# NDRC



## Suzanne Burr (Jul 13, 2004)

Anyone know what happened in the minor stakes at the North Dakota in Dillworth this weekend? No news is not good news as far as I'm concerned!
Suzanne Burr


----------



## mikebeadle (Dec 26, 2003)

Just the Quals:

1 Tippecanoe's Riverwalk Grunt - owner & handler F.N. VanBergen
2 West Coast Connection - handler Mike Bassett
3 Wild Chase For Blue - handler Chris Ledford


----------



## Suzanne Burr (Jul 13, 2004)

Well, drat! None of those dogs are mine! But the 2nd place dog is on the same truck as they are. Thanks for the info--cell phone service is zip there.
Suzanne B.


----------



## reggie (Jun 7, 2004)

*NDRC Am*

Amat Results:

1) Drake / McIlwain
2) Do It / VanderPlatts
3) Trapper / Stiglich
4) ? / Joley

RJ) Willie / Weller
J) Magic / Torvik
J) ?
J) ?


----------



## reggie (Jun 7, 2004)

*All*

North Dakota Retriever Club Trial – August 20-22, 2004

Derby

1st : Hawkeye’s Red Rock, Brick Hejlik
2nd: Dotty’s Cruisin Mach-Three, Steve Yozamp
3rd: Hawkeye’s Otter, Brick Hejlik
4th: Curtis Slippery When Wet, Rick Stawski
RJ TKO’s Tex, Brick Hejlik
Jams: Salty Paws Midnight Missie, Susan Ritch
Day’s End Thunder, Rick Stawski
Grey Dawn’s Out of the Blue, M.C. Mcgee

Qualifying

1st	Tippecanoe’s Riverwalk Grunt, Rick VanBergen
2nd	West Coast Connection, Mike Bassett
3rd	Wild Chase for Blue, Chris Ledford
4th	A Stitch in Time, Tim Melham
RJ	Northlands Parle Hadanero, Jim Beck
JAMS	Taylorlab’s Right On Q, Dave Rorem
Glacial’s Willie Maxx Mcbunn, Dan Sayles
Zinger’s Tiger Lily, Gary McIlwain

OH Amateur

1st	FC AFC Dewey’s Drake of Moon River, Gary McIlwain
2nd	Do It To It Did It, L. VanDerPlaats
3rd	FC AFC Watermarks Hidden Bay Trapper, Mike Stiglich
4th	AFC Jolie Catin, F.Lee Jolley
RJ	Crow River’s Scan Mad Willie, Roger Weller
JAMS	Baumbach’s Murky Water Majix, Tom Torvik
FC CFC CAFC He’s Czar Nicholas, Norm Elder
Wild Fire N Brass MH, Roselyn Wilson
Colt Forty-Five II, Sharon Gierman
Border Crossing Gunstocks, Charles Hays

OPEN

1st	Wynscapes High Flying Blues, Dave Rorem
2nd	Windwalker, Dave Rorem
3rd	FC Candlewood’s Ebonstar As Good As It Gets, Dave Rorem
4th	Top Grades Just Do It, Chris Ledford
RJ	Meadows Black Ash, Dave Rorem

JAMS	FC AFC Dewey’s Drake of Moon River, Gary McIlwain
Raymarc’s Hot Shot Dotty, Steve Yozamp
FC AFC Bayou Bend’s Ebonstar Peg, F. Lee Jolley
AFC Candlewood’s Airborne Allie, Chris Ledford


----------



## JusticeDog (Jul 3, 2003)

I bet Dave Roerm enjoyed his ride home! What a great weekend.


----------



## AmiableLabs (Jan 14, 2003)

I noticed Sharon Gierman was running here instead of at Blackhawk.
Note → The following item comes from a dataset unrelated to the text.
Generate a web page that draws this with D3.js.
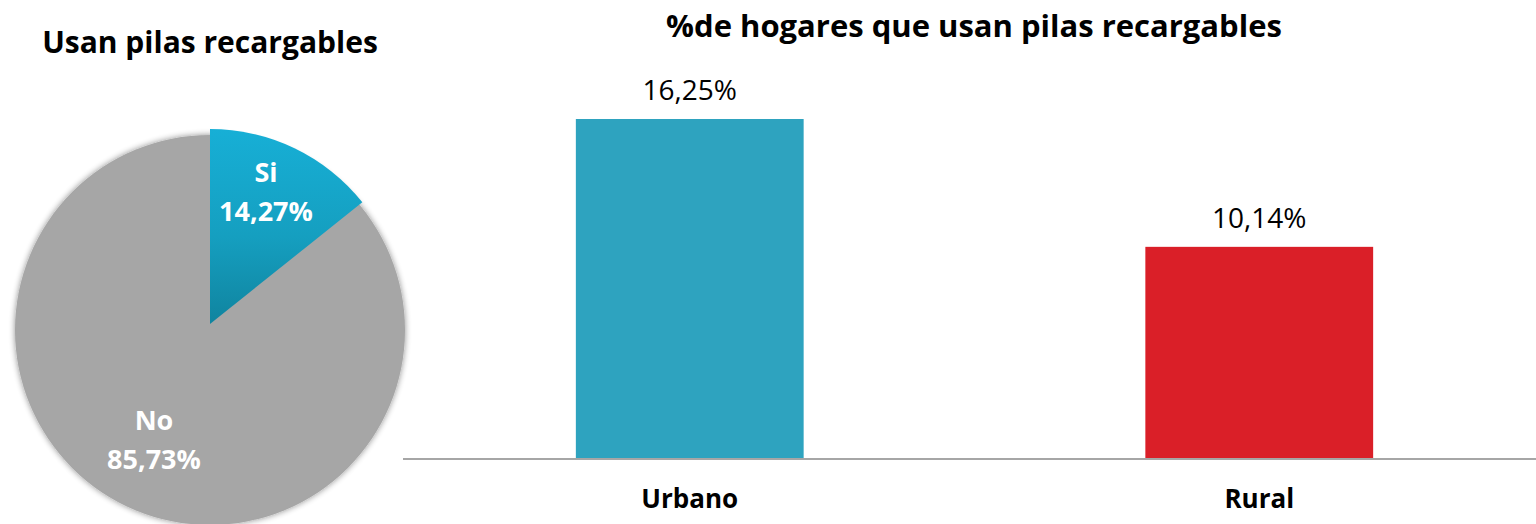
<!DOCTYPE html>
<html>
<head>
<meta charset="utf-8">
<script src="https://cdn.jsdelivr.net/npm/d3@7"></script>
<style>
  body { margin: 0; background: #fff; }
  text { font-family: "Open Sans", sans-serif; }
</style>
</head>
<body>
<div id="main"></div>
<script>
const W = 1536, H = 524;

// pie data
const pieLabels = ["Si", "No"];
const pieValues = [14.27, 85.73];
// bar data
const barCategories = ["Urbano", "Rural"];
const barValues = [16.25, 10.14];
const barColors = ["#2EA3BF", "#DA1F28"];

const fmt = (v) => v.toFixed(2).replace(".", ",") + "%";

let svgEl = d3.select("#main").append("svg")
    .attr("width", W)
    .attr("height", H);

let defs = svgEl.append("defs");
let grad = defs.append("linearGradient")
    .attr("id", "siGrad")
    .attr("x1", 0).attr("y1", 0).attr("x2", 0).attr("y2", 1);
grad.append("stop").attr("offset", "0%").attr("stop-color", "#17AFD6");
grad.append("stop").attr("offset", "55%").attr("stop-color", "#159FC0");
grad.append("stop").attr("offset", "100%").attr("stop-color", "#10849F");

let blur = defs.append("filter").attr("id", "soft")
    .attr("x", "-10%").attr("y", "-10%").attr("width", "120%").attr("height", "120%");
blur.append("feGaussianBlur").attr("in", "SourceAlpha").attr("stdDeviation", 3).attr("result", "b");
blur.append("feComponentTransfer").attr("in", "b").attr("result", "s")
    .append("feFuncA").attr("type", "linear").attr("slope", 0.45);
let merge = blur.append("feMerge");
merge.append("feMergeNode").attr("in", "s");
merge.append("feMergeNode").attr("in", "SourceGraphic");

/* ---- pie ---- */
const cx = 210, cy = 330, R = 195;
svgEl.append("text")
    .attr("x", 210).attr("y", 53)
    .attr("text-anchor", "middle")
    .style("font-size", "30px").style("font-weight", "bold")
    .text("Usan pilas recargables");

let pie = d3.pie().sort(null)(pieValues);
let arc = d3.arc().innerRadius(0).outerRadius(R);
let pieG = svgEl.append("g").attr("transform", `translate(${cx},${cy})`);
// grey "No" part drawn as the full disc, the "Si" slice sits on top of it
pieG.append("path")
    .attr("d", arc({ startAngle: 0, endAngle: 2 * Math.PI }))
    .attr("fill", "#A6A6A6")
    .attr("filter", "url(#soft)");
pieG.append("path")
    .attr("transform", "translate(0,-6)")
    .attr("d", arc(pie[0]))
    .attr("fill", "url(#siGrad)");

const pieLabelPos = [[56, -148], [-56, 100]];
pie.forEach(function (p, i) {
    let t = pieG.append("text")
        .attr("text-anchor", "middle")
        .attr("fill", "#fff")
        .style("font-size", "27px").style("font-weight", "bold");
    t.append("tspan").attr("x", pieLabelPos[i][0]).attr("y", pieLabelPos[i][1]).text(pieLabels[i]);
    t.append("tspan").attr("x", pieLabelPos[i][0]).attr("y", pieLabelPos[i][1] + 39).text(fmt(pieValues[i]));
});

/* ---- bars ---- */
const baseY = 459;
svgEl.append("text")
    .attr("x", 974).attr("y", 37)
    .attr("text-anchor", "middle")
    .style("font-size", "31px").style("font-weight", "bold")
    .text("%de hogares que usan pilas recargables");

let x = d3.scaleBand()
    .domain(barCategories)
    .range([405, 1544])
    .paddingInner(0.6)
    .paddingOuter(0.3);
let y = d3.scaleLinear()
    .domain([0, 16.25])
    .range([baseY, 119]);

svgEl.selectAll("rect.bar")
    .data(barValues)
    .enter()
    .append("rect")
    .attr("class", "bar")
    .attr("x", (d, i) => x(barCategories[i]))
    .attr("width", x.bandwidth())
    .attr("y", (d) => y(d))
    .attr("height", (d) => baseY - y(d))
    .attr("fill", (d, i) => barColors[i]);

svgEl.selectAll("text.val")
    .data(barValues)
    .enter()
    .append("text")
    .attr("class", "val")
    .attr("x", (d, i) => x(barCategories[i]) + x.bandwidth() / 2)
    .attr("y", (d) => y(d) - 19)
    .attr("text-anchor", "middle")
    .style("font-size", "28px")
    .text((d) => fmt(d));

let axisG = svgEl.append("g")
    .attr("transform", `translate(0,${baseY})`)
    .call(d3.axisBottom(x).tickSize(0).tickPadding(31));
axisG.select(".domain").attr("stroke", "#A6A6A6").attr("stroke-width", 2)
    .attr("d", "M403,0H1536");
axisG.selectAll("text")
    .style("font-family", "'Open Sans', sans-serif")
    .style("font-size", "26px").style("font-weight", "bold")
    .attr("fill", "#000");
</script>
</body>
</html>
Was she judging one of the stakes?


----------



## reggie (Jun 7, 2004)

She was running only.


----------



## Ken Guthrie (Oct 1, 2003)

*reggie*

reggie,

Thanks for the well informed results in your post. 

That is impressive.

Ken


----------